By 2023 High Performance Computers (HPC) should be able to compute 1018 operations per second – or Exascale
RECIPE addresses a crucial problem, namely to develop a software that is between the hardware and the applications and that is able to make the system reliable despite the increasing number of resources and the increasing time between failures.
RECIPE provides:
- A hierarchical runtime resource management infrastructure able to optimise energy efficiency and to minimise the occurrence of thermal hotspots. Such infrastructure will also enforce the time constraints imposed by the application, ensuring reliability for both time- critical and throughput-oriented computations;
- A predictive reliability methodology to support QoS in face of both transient and long-term hardware failures;
- A set of integration layers to allow the resource manager to interact with both the application and the underlying deeply heterogeneous architecture§;
- A simulation-based platform for validating the resource management policies at large scale.
RECIPE’s goals
1. To increase the energy efficiency of HPC systems by 25%, with an improvement of 15% of MTTF;
2. To improve the energy-delay product by up to 25%;
3. To reduce the occurrence of fault executions by 20% with recovery times compatible to real-time performance and full exploitation of available resources under non-saturated conditions.

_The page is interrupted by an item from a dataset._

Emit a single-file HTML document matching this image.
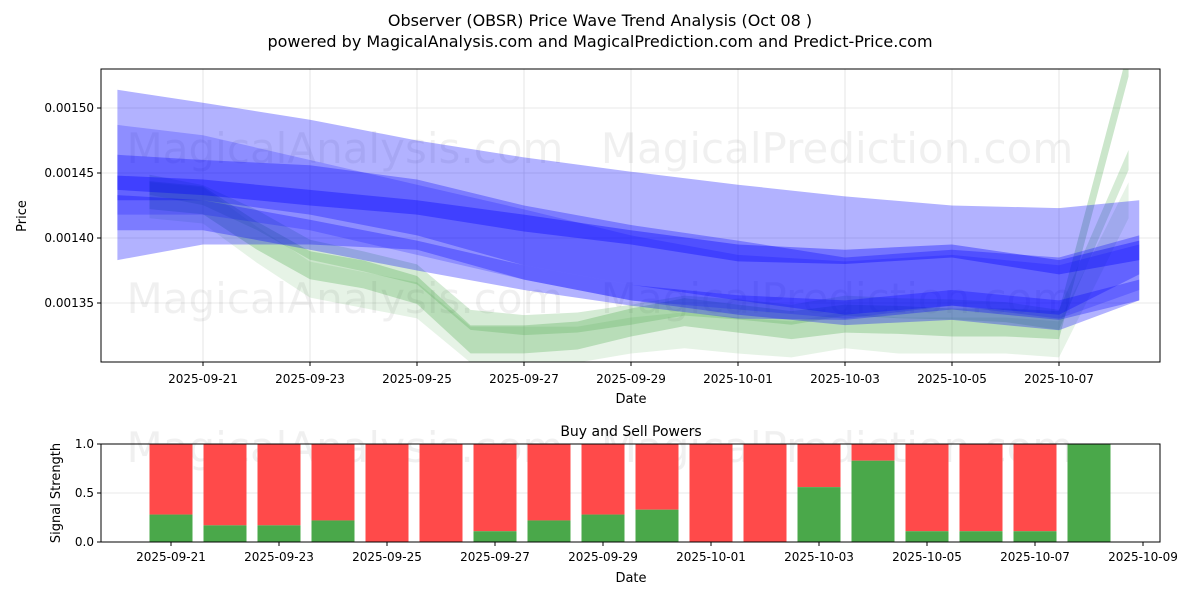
<!DOCTYPE html>
<html><head><meta charset="utf-8"><style>
body{margin:0;background:#fff;}
svg text{font-family:"DejaVu Sans","Liberation Sans",sans-serif;}
</style></head><body>
<svg id="chart" width="1200" height="600" xmlns="http://www.w3.org/2000/svg">
<defs><clipPath id="clipTop"><rect x="101" y="69" width="1059" height="293"/></clipPath></defs>
<rect width="1200" height="600" fill="#fff"/>
<text x="600" y="26" text-anchor="middle" font-size="16">Observer (OBSR) Price Wave Trend Analysis (Oct 08 )</text>
<text x="600" y="47" text-anchor="middle" font-size="16">powered by MagicalAnalysis.com and MagicalPrediction.com and Predict-Price.com</text>
<g id="topPanel"></g>
<g id="bandLayer" clip-path="url(#clipTop)"></g>
<g id="topFrame"></g>
<g id="botPanel"></g>
</svg>
<script>
const blueDays=[0.4,2,4,6,8,10,12,14,16,18,19.5];
const band1Top=[0.001514,0.001504,0.001491,0.001475,0.001462,0.001451,0.001441,0.001432,0.001425,0.001423,0.001429];
const band1Bot=[0.001383,0.001395,0.001395,0.001391,0.001368,0.001352,0.001341,0.001333,0.001337,0.001329,0.001352];
const band2Top=[0.001464,0.00146,0.001456,0.001445,0.001425,0.00141,0.001398,0.001385,0.001391,0.001385,0.001402];
const band2Bot=[0.001429,0.001429,0.001418,0.001402,0.001379,0.001364,0.001352,0.001341,0.001348,0.001341,0.001372];
const band3Top=[0.001448,0.001445,0.001437,0.001429,0.001418,0.001406,0.001395,0.001391,0.001395,0.001383,0.001398];
const band3Bot=[0.001437,0.001433,0.001425,0.001418,0.001405,0.001395,0.001382,0.00138,0.001385,0.001372,0.001383];
const band4Top=[0.001433,0.001429,0.001414,0.001398,0.001379,0.001364,0.001356,0.001352,0.00136,0.001352,0.001368];
const band4Bot=[0.001406,0.001406,0.001391,0.001375,0.00136,0.001348,0.001338,0.001337,0.001345,0.001337,0.001352];
const band5Top=[0.001487,0.001479,0.00146,0.001441,0.001422,0.001402,0.001387,0.001382,0.001387,0.001379,0.001395];
const band5Bot=[0.001418,0.001418,0.001406,0.001387,0.001368,0.001352,0.001345,0.001338,0.001348,0.001338,0.00136];
const greenDays=[1,2,3,4,5,6,7,8,9,10,11,12,13,14,15,16,17,18,19.3];
const green1=[0.001433,0.001429,0.001402,0.001379,0.001372,0.00136,0.001322,0.001322,0.001325,0.001335,0.001343,0.001338,0.001333,0.001338,0.001337,0.001335,0.001335,0.001333,0.001535];
const green2=[0.001441,0.001433,0.001414,0.001391,0.001382,0.001372,0.001337,0.001333,0.001335,0.001341,0.001348,0.001345,0.001341,0.001348,0.001346,0.001345,0.001343,0.001337,0.00146];
const green3=[0.001429,0.001425,0.001395,0.001368,0.00136,0.001352,0.001318,0.001318,0.001318,0.001325,0.001329,0.001325,0.001322,0.001329,0.001325,0.001325,0.001325,0.001322,0.001429];
const priceTicks=[0.00135,0.00140,0.00145,0.00150];
const priceTickLabels=["0.00135","0.00140","0.00145","0.00150"];
const topDateTicks=[2,4,6,8,10,12,14,16,18];
const topDateLabels=["2025-09-21","2025-09-23","2025-09-25","2025-09-27","2025-09-29","2025-10-01","2025-10-03","2025-10-05","2025-10-07"];
const barDays=[2,3,4,5,6,7,8,9,10,11,12,13,14,15,16,17,18,19];
const buyPower=[0.28,0.17,0.17,0.22,0,0,0.11,0.22,0.28,0.33,0,0,0.56,0.83,0.11,0.11,0.11,1.0];
const botDateTicks=[2,4,6,8,10,12,14,16,18,20];
const botDateLabels=["2025-09-21","2025-09-23","2025-09-25","2025-09-27","2025-09-29","2025-10-01","2025-10-03","2025-10-05","2025-10-07","2025-10-09"];
const sigTicks=[0,0.5,1.0];
const sigTickLabels=["0.0","0.5","1.0"];

const NS="http://www.w3.org/2000/svg";
function mk(tag,attrs,parent,txt){const e=document.createElementNS(NS,tag);for(const k in attrs)e.setAttribute(k,attrs[k]);if(txt!==undefined)e.textContent=txt;parent.appendChild(e);return e;}
const T={l:101,r:1160,t:69,b:362};
const xT=d=>96+53.5*d;
const yT=p=>108+(0.00150-p)/0.00005*65;
const B={l:101,r:1160,t:444,b:542};
const xB=d=>171+54*(d-2);
const yB=v=>B.b-v*(B.b-B.t);
const topG=document.getElementById('topPanel'), botG=document.getElementById('botPanel');
const bandG=document.getElementById('bandLayer'), frameG=document.getElementById('topFrame');

priceTicks.forEach((p,i)=>{
 const g=mk('line',{x1:T.l,x2:T.r,y1:yT(p),y2:yT(p),stroke:'#e0e0e0','stroke-width':0.8},topG);
 
 
 const tk=mk('line',{x1:T.l-4,x2:T.l,y1:yT(p),y2:yT(p),stroke:'#000'},topG);
 
 
 const t=mk('text',{x:T.l-7,y:yT(p)+4,'text-anchor':'end','font-size':12},topG,priceTickLabels[i]);
 
 
});
topDateTicks.forEach((d,i)=>{
 const g=mk('line',{x1:xT(d),x2:xT(d),y1:T.t,y2:T.b,stroke:'#e0e0e0','stroke-width':0.8},topG);
 
 
 const tk=mk('line',{x1:xT(d),x2:xT(d),y1:T.b,y2:T.b+4,stroke:'#000'},topG);
 
 
 const t=mk('text',{x:xT(d),y:T.b+21,'text-anchor':'middle','font-size':12},topG,topDateLabels[i]);
 
 
});
[["MagicalAnalysis.com",345,163],["MagicalPrediction.com",837,163],["MagicalAnalysis.com",345,313],["MagicalPrediction.com",837,313]].forEach(w=>{
 const t=mk('text',{x:w[1],y:w[2],'text-anchor':'middle','font-size':42,fill:'rgba(0,0,0,0.06)'},topG,w[0]);
 
 
});
function strip(days,vals,half,fill,op,name){
 const up=days.map((d,i)=>xT(d)+','+(yT(vals[i])-half)).join(' ');
 const dn=days.map((d,i)=>xT(d)+','+(yT(vals[i])+half)).reverse().join(' ');
 const p=mk('polygon',{points:up+' '+dn,fill:fill,'fill-opacity':op},bandG);
 
 
}
strip(greenDays,green3,18,'#2e9a2e',0.12,'green-wave-band');
strip(greenDays,green1,14,'#2e9a2e',0.25,'green-wave-band');
strip(greenDays,green2,10,'#2e9a2e',0.2,'green-wave-band');
function band(tp,bt,op,name){
 const up=blueDays.map((d,i)=>xT(d)+','+yT(tp[i])).join(' ');
 const dn=blueDays.map((d,i)=>xT(d)+','+yT(bt[i])).reverse().join(' ');
 const p=mk('polygon',{points:up+' '+dn,fill:'#0000ff','fill-opacity':op},bandG);
 
 
}
band(band1Top,band1Bot,0.3,'blue-wave-band');
band(band5Top,band5Bot,0.2,'blue-wave-band');
band(band2Top,band2Bot,0.3,'blue-wave-band');
band(band4Top,band4Bot,0.3,'blue-wave-band');
band(band3Top,band3Bot,0.35,'blue-wave-band');
const fr=mk('rect',{x:T.l,y:T.t,width:T.r-T.l,height:T.b-T.t,fill:'none',stroke:'#000'},frameG);


let tx=mk('text',{x:631,y:403,'text-anchor':'middle','font-size':13},frameG,'Date');


tx=mk('text',{x:0,y:0,'text-anchor':'middle','font-size':13,transform:'translate(26,216) rotate(-90)'},frameG,'Price');



tx=mk('text',{x:631,y:436,'text-anchor':'middle','font-size':14},botG,'Buy and Sell Powers');


sigTicks.forEach((v,i)=>{
 const g=mk('line',{x1:B.l,x2:B.r,y1:yB(v),y2:yB(v),stroke:'#e0e0e0','stroke-width':0.8},botG);
 
 
 const tk=mk('line',{x1:B.l-4,x2:B.l,y1:yB(v),y2:yB(v),stroke:'#000'},botG);
 
 
 const tl=mk('text',{x:B.l-7,y:yB(v)+4,'text-anchor':'end','font-size':12},botG,sigTickLabels[i]);
 
 
});
[["MagicalAnalysis.com",345,462],["MagicalPrediction.com",837,462]].forEach(w=>{
 const tw=mk('text',{x:w[1],y:w[2],'text-anchor':'middle','font-size':42,fill:'rgba(0,0,0,0.06)'},botG,w[0]);
 
 
});
barDays.forEach((d,i)=>{
 const x=xB(d)-21.5, v=buyPower[i];
 const r=mk('rect',{x:x,y:yB(1),width:43,height:yB(v)-yB(1),fill:'#ff4a4a'},botG);
 
 
 const g=mk('rect',{x:x,y:yB(v),width:43,height:B.b-yB(v),fill:'#4aa84a'},botG);
 
 
});
botDateTicks.forEach((d,i)=>{
 const tk=mk('line',{x1:xB(d),x2:xB(d),y1:B.b,y2:B.b+4,stroke:'#000'},botG);
 
 
 const tl=mk('text',{x:xB(d),y:B.b+19,'text-anchor':'middle','font-size':12},botG,botDateLabels[i]);
 
 
});
const fb=mk('rect',{x:B.l,y:B.t,width:B.r-B.l,height:B.b-B.t,fill:'none',stroke:'#000'},botG);


tx=mk('text',{x:631,y:582,'text-anchor':'middle','font-size':13},botG,'Date');


tx=mk('text',{x:0,y:0,'text-anchor':'middle','font-size':13,transform:'translate(60,493) rotate(-90)'},botG,'Signal Strength');


</script>
</body></html>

RECIPE assessed its results against real world use cases, addressing key application domains:
1. Geophysical exploration: thanks to the efficient implementation of the RTRM, the resulting Full Waveform Inversion tool reduces the uncertainty of current seismic exploration surveys;
2. Environmental monitoring and meteoreology: the developed RTRM will improve the ability to keep the status of water basins under control and the behaviour of power plants exploiting renewable energy sources (RES) such as wind turbines;
3. Bio-medical machine learning and big data analytics: the developed software infrastructure will enable the deployment of the epileptic seizure detection algorithms in a prototype platform able to manage a large-scale population while meeting the real-time requirements of the application.
To enact this ambitious research and innovation program, the RECIPE project relies on a consortium composed of leading academic partners, including POLIMI, the largest technical University in Italy, providing expertise on resource management and programming models as well as scientific coordination; EPFL, the leading provider of thermal models for HPC; UPV, one of the key innovators in optimized interconnection networks, CeRICT, providing expertise on accelerators; as well as two supercomputing centers: BSC, one of the leading HPC providers in Europe with the MareNostrum, classed 13th in the Top 500 in June 2017, PSNC, another Top 500 HPC center in Poland; a research hospital from Switzerland, CHUV, and an SME active in product design and development, IBTS, which provides effective exploitation avenues through industry-based use cases.